The second is whether the recipe has meaning for me: “Meaning” because it is a recipe for something someone I love made for me on the regular, like my paternal grandmother’s lemon velvet sheet cake, mini chocolate chip cookies, or flourless chocolate jelly-roll cake. Meaning equals memory and I save and remake the recipes that remind me of my grandmother and my cousins and visits to Cleveland as a child to spend time with them all.

And more often than not, if we were altogether, it was over a weekend and we would celebrate Shabbat dinner, or it was over Passover and there would be a Seder. Thus, for me, the meaningful recipes I save are very much connected to my Jewish cultural identity. Judaism is more about family and memory for me, than it is about a day-to-day practice, and food plays a large and vital role in that.

You have a background in law. How did that help you research and develop old fashioned recipes to retweak them for a modern audience?

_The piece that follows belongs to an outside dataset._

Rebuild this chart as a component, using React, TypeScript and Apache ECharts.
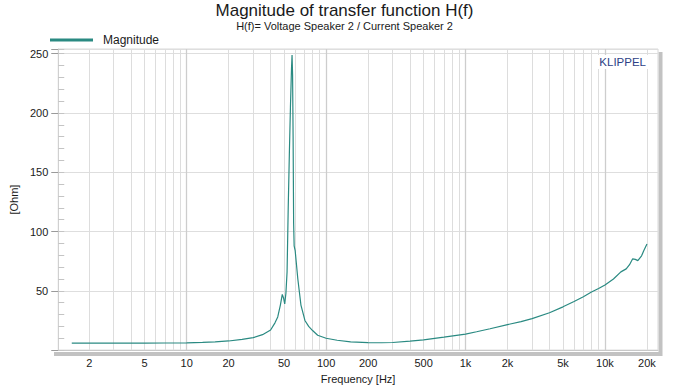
import React, { useEffect, useRef } from "react";
import * as echarts from "echarts";

const TITLE = "Magnitude of transfer function H(f)";
const SUBTITLE = "H(f)= Voltage Speaker 2 / Current Speaker 2";
const SERIES_NAME = "Magnitude";

const FREQ = [
  1.5, 2, 3, 5, 7, 10, 13, 16, 20, 25, 30, 35, 40, 43, 45, 47, 48.5, 49.5, 50.5,
  51.5, 52.5, 53.5, 54.5, 55.5, 56.5, 57, 57.5, 58, 58.5, 59, 60, 61, 62.7, 66,
  70.5, 75, 80, 87, 100, 120, 150, 200, 250, 300, 400, 500, 700, 1000, 1200,
  1500, 2000, 2500, 3000, 4000, 5000, 6000, 7000, 8000, 9000, 10000, 11500,
  13000, 14200, 15000, 15800, 16500, 17200, 18300, 19000, 20000,
];
const OHM = [
  5.8, 5.8, 5.8, 5.9, 6.0, 6.1, 6.5, 7.0, 7.7, 9.0, 10.5, 13, 17, 23, 28, 38,
  47, 44, 39, 48, 66, 120, 165, 205, 238, 249, 232, 180, 107, 88, 84, 75, 60,
  38, 25, 20, 16.5, 12.5, 10, 8.3, 7, 6.3, 6.2, 6.4, 7.5, 8.7, 11, 13.5, 15.5,
  18, 21.5, 24, 26.5, 31.5, 36.5, 41, 45, 49, 52, 55, 60, 66, 68.5, 72, 77,
  76.5, 75.5, 79.5, 84, 89.5,
];

const X_TICKS = [2, 5, 10, 20, 50, 100, 200, 500, 1000, 2000, 5000, 10000, 20000];
const X_GRID = [
  2, 3, 4, 5, 6, 7, 8, 9,
  10, 20, 30, 40, 50, 60, 70, 80, 90,
  100, 200, 300, 400, 500, 600, 700, 800, 900,
  1000, 2000, 3000, 4000, 5000, 6000, 7000, 8000, 9000,
  10000, 20000,
];
const X_DECADES = [10, 100, 1000, 10000];
const X_MIN = 1.2;
const X_MAX = 24000;
const Y_MIN = 0;
const Y_MAX = 254;

const FONT = "'Liberation Sans', Arial, sans-serif";

export default function App() {
  const ref = useRef<HTMLDivElement>(null);

  useEffect(() => {
    document.body.style.margin = "0";
    if (!ref.current) return;
    const chart = echarts.init(ref.current, undefined, { renderer: "svg" });
    const data = FREQ.map((f, i) => [f, OHM[i]]);
    const gridLines = X_GRID.map((v) => ({
      xAxis: v,
      lineStyle: X_DECADES.includes(v)
        ? { color: "#cdcdcd", width: 1.3, type: "solid" }
        : { color: "#dddddd", width: 1, type: "solid" },
    }));

    chart.setOption({
      animation: false,
      backgroundColor: "#ffffff",
      textStyle: { fontFamily: FONT },
      title: [
        {
          text: TITLE,
          left: "center",
          top: 2,
          padding: 0,
          textStyle: { fontSize: 17, fontWeight: "normal", color: "#1a1a1a", fontFamily: FONT },
        },
        {
          text: SUBTITLE,
          left: "center",
          top: 20,
          padding: 0,
          textStyle: { fontSize: 11, fontWeight: "normal", color: "#1a1a1a", fontFamily: FONT },
        },
      ],
      legend: {
        data: [SERIES_NAME],
        left: 50,
        top: 34,
        padding: 0,
        icon: "rect",
        itemWidth: 43,
        itemHeight: 3,
        textStyle: { fontSize: 12, color: "#1a1a1a", fontFamily: FONT, padding: [0, 0, 0, 5] },
      },
      grid: {
        left: 50,
        right: 31,
        top: 49,
        bottom: 37.5,
        show: true,
        backgroundColor: "#ffffff",
        borderColor: "#d8d8d8",
        borderWidth: 1,
      },
      xAxis: {
        type: "log",
        logBase: 10,
        min: X_MIN,
        max: X_MAX,
        name: "Frequency [Hz]",
        nameLocation: "middle",
        nameGap: 22,
        nameTextStyle: { fontSize: 11, color: "#1a1a1a", fontFamily: FONT },
        axisLine: { show: true, lineStyle: { color: "#c8c8c8" } },
        axisTick: { show: false },
        splitLine: { show: false },
        minorSplitLine: { show: false },
        axisLabel: {
          customValues: X_TICKS,
          margin: 7,
          fontSize: 11,
          color: "#1a1a1a",
          fontFamily: FONT,
          formatter: (v: number) => (v >= 1000 ? `${Math.round(v / 1000)}k` : `${Math.round(v)}`),
        },
      },
      yAxis: [
        {
          type: "value",
          min: Y_MIN,
          max: Y_MAX,
          interval: 50,
          name: "[Ohm]",
          nameLocation: "middle",
          nameGap: 36,
          nameRotate: 90,
          nameTextStyle: { fontSize: 11, color: "#1a1a1a", fontFamily: FONT },
          axisLine: { show: true, lineStyle: { color: "#d0d0d0" } },
          axisTick: { show: true, inside: false, length: 7, lineStyle: { color: "#9a9a9a" } },
          splitLine: { show: true, lineStyle: { color: "#dedede", width: 1.2 } },
          axisLabel: {
            margin: 10,
            fontSize: 11,
            color: "#1a1a1a",
            fontFamily: FONT,
            formatter: (v: number) => (v > 0 && v % 50 === 0 ? String(v) : ""),
          },
        },
        {
          type: "value",
          min: Y_MIN,
          max: Y_MAX,
          interval: 10,
          position: "left",
          axisLine: { show: false },
          axisLabel: { show: false },
          splitLine: { show: false },
          axisTick: { show: true, inside: true, length: 6, lineStyle: { color: "#c4c4c4" } },
        },
      ],
      graphic: [
        {
          type: "rect",
          z: -1,
          shape: { x: 54, y: 352, width: 608, height: 4 },
          style: { fill: "#c2c2c2" },
          silent: true,
        },
        {
          type: "rect",
          z: -1,
          shape: { x: 658.5, y: 52, width: 4, height: 304 },
          style: { fill: "#c2c2c2" },
          silent: true,
        },
        {
          type: "text",
          right: 41,
          top: 55,
          z: 100,
          style: {
            text: "KLIPPEL",
            fill: "#2e3f86",
            fontSize: 11.5,
            fontFamily: FONT,
            backgroundColor: "#ffffff",
            padding: [1, 2, 1, 2],
          },
          silent: true,
        },
      ],
      series: [
        {
          name: "gridlines",
          type: "line",
          data: [],
          z: 1,
          silent: true,
          markLine: {
            silent: true,
            symbol: ["none", "none"],
            label: { show: false },
            emphasis: { disabled: true },
            data: gridLines,
          },
        },
        {
          name: SERIES_NAME,
          type: "line",
          data,
          z: 5,
          showSymbol: false,
          symbol: "none",
          smooth: false,
          lineStyle: { color: "#2a8a82", width: 1.2 },
          itemStyle: { color: "#2a8a82" },
        },
      ],
    });

    return () => chart.dispose();
  }, []);

  return <div ref={ref} style={{ width: 689, height: 389 }} />;
}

Much of lawyering involves research and writing about the past, as arguments are made and cases built on what did or did not happen previously. The Vintage Baker is a collection of old recipes – evidence in fact of what did or did not happen in the kitchens of an earlier time. The recipes come from my cache of vintage recipe booklets and my lawyering skills as a researcher played an essential role in how I tracked down booklets that I read about, but did not own, how I discovered which recipes to include in my book, based on how popular they were and why.

Image by Ipernity/Flickr

How did the marketing of recipe booklets change over the years?

The marketing message of the booklets changed depending on the decade in which they were distributed. Booklets from the early 1900s, influenced by the 1906 passage of the Federal Pure Food and Drug Act, regulating food safety, advised women to keep their families healthy by baking with the “pure” and “healthy” ingredient advertised within their pages. During the Great Depression, the booklets of the 1930s appealed to the housewife’s frugal nature and sense of convenience. They implored her, for instance, to save money and time by leavening her cakes or waffles with baking powder, as opposed to doing so the old-fashioned way, with eggs or yeast.

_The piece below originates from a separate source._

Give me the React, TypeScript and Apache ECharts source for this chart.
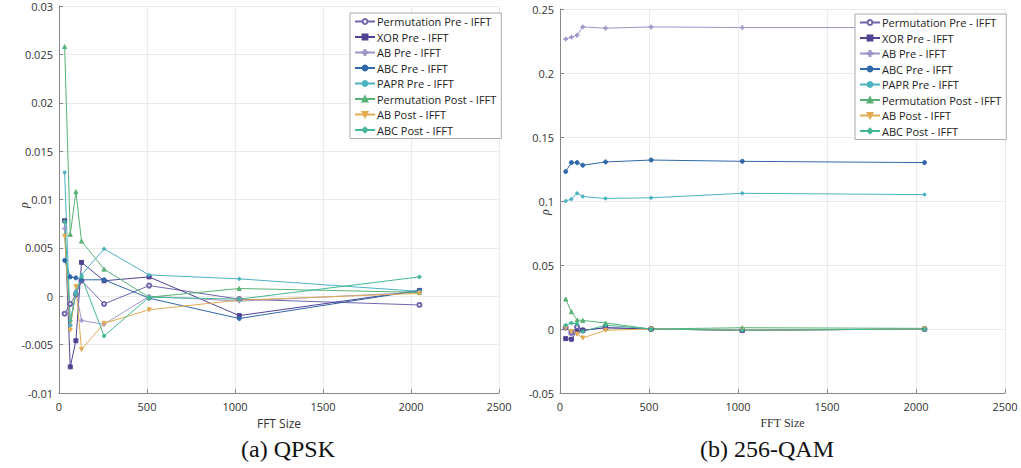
import React, { useEffect, useRef } from "react";
import * as echarts from "echarts";

const FFT_SIZES = [32, 64, 96, 128, 256, 512, 1024, 2048];
const SERIES_NAMES = [
  "Permutation Pre - IFFT",
  "XOR Pre - IFFT",
  "AB Pre - IFFT",
  "ABC Pre - IFFT",
  "PAPR Pre - IFFT",
  "Permutation Post - IFFT",
  "AB Post - IFFT",
  "ABC Post - IFFT",
];
const COLORS = ["#7065ad", "#4f4394", "#9d96c9", "#3068aa", "#4cb2c0", "#58b275", "#e3ab52", "#43b89a"];
const SYMBOLS = [
  "emptyCircle",
  "rect",
  "path://M4,0H6V4H10V6H6V10H4V6H0V4H4Z",
  "circle",
  "circle",
  "triangle",
  "path://M0,0L10,0L5,10Z",
  "diamond",
];

// QPSK (a)
const QPSK_PERM_PRE = [-0.0018, -0.0008, 0.0002, 0.0016, -0.0008, 0.0011, -0.0003, -0.0009];
const QPSK_XOR_PRE = [0.0078, -0.0073, -0.0046, 0.0035, 0.0016, 0.0020, -0.0020, 0.0006];
const QPSK_AB_PRE = [0.0070, -0.0030, 0.0005, -0.0025, -0.0029, 0.0000, -0.0005, 0.0004];
const QPSK_ABC_PRE = [0.0037, 0.0020, 0.0019, 0.0017, 0.0017, -0.0002, -0.0023, 0.0006];
const QPSK_PAPR_PRE = [0.0128, -0.0030, 0.0005, 0.0022, 0.0049, 0.0022, 0.0018, 0.0005];
const QPSK_PERM_POST = [0.0258, 0.0064, 0.0108, 0.0057, 0.0028, -0.0001, 0.0008, 0.0004];
const QPSK_AB_POST = [0.0062, -0.0035, 0.0010, -0.0055, -0.0028, -0.0014, -0.0004, 0.0003];
const QPSK_ABC_POST = [0.0077, -0.0025, 0.0002, 0.0020, -0.0041, -0.0001, -0.0003, 0.0020];

// 256-QAM (b)
const QAM_PERM_PRE = [0.0010, -0.0030, 0.0015, -0.0010, 0.0010, 0.0000, -0.0010, 0.0000];
const QAM_XOR_PRE = [-0.0075, -0.0080, -0.0020, -0.0010, 0.0010, 0.0000, -0.0010, 0.0000];
const QAM_AB_PRE = [0.2265, 0.2280, 0.2295, 0.2360, 0.2350, 0.2360, 0.2355, 0.2355];
const QAM_ABC_PRE = [0.1230, 0.1300, 0.1300, 0.1280, 0.1305, 0.1320, 0.1310, 0.1300];
const QAM_PAPR_PRE = [0.1000, 0.1015, 0.1060, 0.1035, 0.1020, 0.1025, 0.1060, 0.1050];
const QAM_PERM_POST = [0.0234, 0.0135, 0.0070, 0.0067, 0.0047, 0.0000, 0.0010, 0.0005];
const QAM_AB_POST = [0.0010, -0.0020, -0.0040, -0.0070, -0.0010, 0.0000, -0.0010, 0.0000];
const QAM_ABC_POST = [0.0030, 0.0047, 0.0040, -0.0020, 0.0030, 0.0000, -0.0010, 0.0000];

const QPSK_VALUES = [QPSK_PERM_PRE, QPSK_XOR_PRE, QPSK_AB_PRE, QPSK_ABC_PRE, QPSK_PAPR_PRE, QPSK_PERM_POST, QPSK_AB_POST, QPSK_ABC_POST];
const QAM_VALUES = [QAM_PERM_PRE, QAM_XOR_PRE, QAM_AB_PRE, QAM_ABC_PRE, QAM_PAPR_PRE, QAM_PERM_POST, QAM_AB_POST, QAM_ABC_POST];

const SANS = "'Open Sans', 'Noto Sans', sans-serif";
const SERIF = "'Liberation Serif', 'DejaVu Serif', serif";

function makeX(gridIndex: number, nameFont: string) {
  return {
    type: "value",
    gridIndex,
    min: 0,
    max: 2500,
    interval: 500,
    name: "FFT Size",
    nameLocation: "middle",
    nameGap: 24,
    nameTextStyle: { fontFamily: nameFont, fontSize: 12, color: "#333" },
    axisLine: { show: true, onZero: false, lineStyle: { color: "#888", width: 1 } },
    axisTick: { show: true, inside: true, length: 4, lineStyle: { color: "#888" } },
    axisLabel: { fontFamily: SANS, fontSize: 11, color: "#333", margin: 8, formatter: (v: number) => String(v) },
    splitLine: { show: true, lineStyle: { color: "#ebebeb", width: 1 } },
  };
}

function makeY(gridIndex: number, min: number, max: number, interval: number) {
  return {
    type: "value",
    gridIndex,
    min,
    max,
    interval,
    axisLine: { show: true, onZero: false, lineStyle: { color: "#888", width: 1 } },
    axisTick: { show: true, inside: true, length: 4, lineStyle: { color: "#888" } },
    axisLabel: { fontFamily: SANS, fontSize: 11, color: "#333", margin: 6 },
    splitLine: { show: true, lineStyle: { color: "#ebebeb", width: 1 } },
  };
}

function makeSeries(values: number[][], idx: number) {
  return values.map((vals, i) => ({
    type: "line",
    name: SERIES_NAMES[i],
    xAxisIndex: idx,
    yAxisIndex: idx,
    data: FFT_SIZES.map((x, k) => [x, vals[k]]),
    symbol: SYMBOLS[i],
    symbolSize: i === 4 ? 3 : 4,
    showSymbol: true,
    color: COLORS[i],
    lineStyle: { width: 1, color: COLORS[i] },
    itemStyle: { color: COLORS[i], borderColor: COLORS[i], borderWidth: 1 },
    emphasis: { disabled: true },
  }));
}

function makeLegend(left: number, top: number) {
  return {
    orient: "vertical",
    left,
    top,
    data: SERIES_NAMES,
    itemWidth: 20,
    itemHeight: 6,
    itemGap: 4.5,
    padding: [3, 5, 3, 4],
    backgroundColor: "#fff",
    borderColor: "#aaa",
    borderWidth: 1,
    textStyle: { fontFamily: SANS, fontSize: 11, color: "#222", padding: [0, 0, 0, -3] },
    selectedMode: false,
  };
}

export default function App() {
  const ref = useRef<HTMLDivElement>(null);
  useEffect(() => {
    if (!ref.current) return;
    const chart = echarts.init(ref.current, undefined, { renderer: "svg" });
    chart.setOption({
      animation: false,
      backgroundColor: "#fff",
      grid: [
        { left: 59, right: 1021 - 499, top: 6, bottom: 468 - 393 },
        { left: 560, right: 1021 - 1005, top: 9, bottom: 468 - 393 },
      ],
      xAxis: [makeX(0, SANS), makeX(1, SERIF)],
      yAxis: [makeY(0, -0.01, 0.03, 0.005), makeY(1, -0.05, 0.25, 0.05)],
      legend: [makeLegend(350, 13), makeLegend(855, 14)],
      series: [...makeSeries(QPSK_VALUES, 0), ...makeSeries(QAM_VALUES, 1)],
      graphic: [
        {
          type: "text",
          x: 24,
          y: 205,
          rotation: Math.PI / 2,
          style: { text: "ρ", font: "italic 12px " + SERIF, fill: "#333", textAlign: "center", textVerticalAlign: "middle" },
        },
        {
          type: "text",
          x: 545,
          y: 212,
          rotation: Math.PI / 2,
          style: { text: "ρ", font: "italic 12px " + SERIF, fill: "#333", textAlign: "center", textVerticalAlign: "middle" },
        },
        {
          type: "text",
          x: 288,
          y: 449,
          style: { text: "(a) QPSK", font: "24px " + SERIF, fill: "#111", textAlign: "center", textVerticalAlign: "middle" },
        },
        {
          type: "text",
          x: 767,
          y: 449,
          style: { text: "(b) 256-QAM", font: "24px " + SERIF, fill: "#111", textAlign: "center", textVerticalAlign: "middle" },
        },
      ],
    });
    return () => chart.dispose();
  }, []);
  return <div ref={ref} style={{ position: "fixed", left: 0, top: 0, width: 1021, height: 468 }} />;
}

Finally, the booklets of the 1950s, the salad days of the housewife, as it were, emphasized how dazzling the life of the booklet-wielding homemaker might be, encouraging her to bake “delicious, glamorous cakes” and to tell her neighbors of the fabulous ingredient she’d been introduced to so “that they [too might] enjoy luxurious living.” The women serving cakes and cookies in the images of these mid-century booklets always wear long, gorgeous dresses, with low-neck lines, and pearls, and I love them for it, as I run around my kitchen in my clogs and thick canvas apron…

What does updating recipes for the modern chef entail?

It entails a combination of updating flavors via additional spice (banana fritters become chai banana fritters) or the inclusion of citrus (shortbread becomes lemon pepper shortbread), or an alternative flour (pie crust becomes almond-flavored pie crust) or milk, plus a removal of the above mentioned short cuts – cherry pie is made with homemade cherries and butter replaces shortening in the crust, for example. And almost every recipe calls for more salt than in its corresponding original — and more vanilla…two little tweaks that go a long way in making the flavors in my revamped sweets really pop.

How can we ensure now that our favorite recipes, like a certain home-made babka, won’t get forgotten in the future? Is it simple as ‘just keep making them?

Hmmm…the short answer is: yes. The more we make the recipes passed down to us by our grandparents or parents, for instance, and feed them to others, the more likely they will be remembered. My children love my lemon velvet sheet cake and know it is a riff on the one my grandmother made me when I was little. But as much as making our favorite recipes is important, I also believe telling stories about them is key. I am a food writer, and I tell stories about food for a living, but it is the stories that have a past – stories about recipes that have been passed down in a family, or traded amongst friends, that truly resonate and – most importantly – insure a robust future for that chocolate babka that everyone is so smitten with every time you make it.